Sugar prices in the European Union, the world’s largest importer, are unlikely to fall for now because of import duties and rising prices from traditional suppliers, according to Tate & Lyle Sugars.
Prices reached 728 euros ($952) a metric ton in November, the highest since at least 2006, figures from the European Commission showed. They probably will remain elevated in the “short term” even after the commission said it will boost supplies by 1.2 million metric tons this season, Tony Bennett, government affairs and strategy manager at Tate & Lyle, said in an interview in Brussels today.
The EU is adding supply by letting producers sell more sugar domestically and importing at reduced duty under a tender system. The levy charged in past tenders approached the 339 euros a ton normally imposed on imports for refining, Bennett said. High duties paid at tenders prompted countries that usually supply the 27-nation EU to raise their prices, according to Tate & Lyle.
“These tenders are coming about, and these tenders are high-duty,” Bennett said. Traditional suppliers to the EU “are aware that they can charge an extremely high price for the sugar they have on the back of the fact that they see how much we are prepared to pay the commission for import licenses.”
Certain nations in the African, Caribbean and Pacific Group of States and some least developed countries have preferential access to the EU, meaning their sugar is free from import duty. Shipments from those nations that were lower than predicted by the commission, the EU’s executive arm, led to local shortages of the sweetener in the bloc.
The additional 1.2 million tons proposed by the EU may help reduce prices next season, depending on how much reaches the market and at what duty, Bennett said. For now, the commission has allowed imports of 54,000 tons of raw sugar and 8,540 tons of the refined, or white, variety under the plan as well as authorizing local producers to sell an additional 150,000 tons in the domestic market. Any potential impact of the extra sugar can only be felt in the following year because supply contracts in Europe are usually signed on an annual basis, Bennett said.
Tate & Lyle is arguing for equal treatment for European sugar-beet producers and refiners, according to Bennett. If the EU were to end sugar quotas, ideally it also would scrap import duties, he said. If the quotas stay, the commission would have to be able to guarantee raw-sugar supply for refiners, he said.
Tate & Lyle had a loss of 41 million euros in the 2010-11 season, Bennett said. The company is owned by American Sugar Refining Inc., which bought Tate & Lyle Plc’s European sugar activities in 2010.
The commission has proposed ending sugar quotas that limit production in 2015 and the European Parliament’s agricultural committee wants to extend the current system to 2020. While quotas may end, import duties will remain in place, Joao Pacheco, the commission’s deputy director general for agriculture and rural development, said today in a separate interview in Brussels.
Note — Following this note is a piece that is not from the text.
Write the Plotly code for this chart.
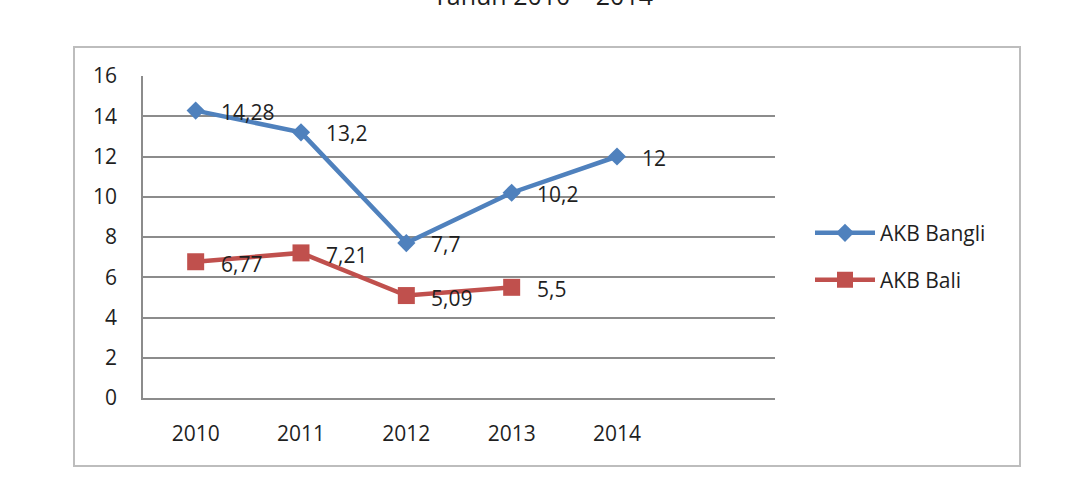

“For us, it’s important that the quotas end because they are very rigid,” Pacheco said. “We believe they are a thing of the past, and it doesn’t make sense that sugar will be the only market left with quotas in the EU. Milk and wine quotas will end, so it doesn’t make sense that sugar will be the dinosaur that stays. We will have to reach a compromise that will probably be a date for sugar quotas to end.”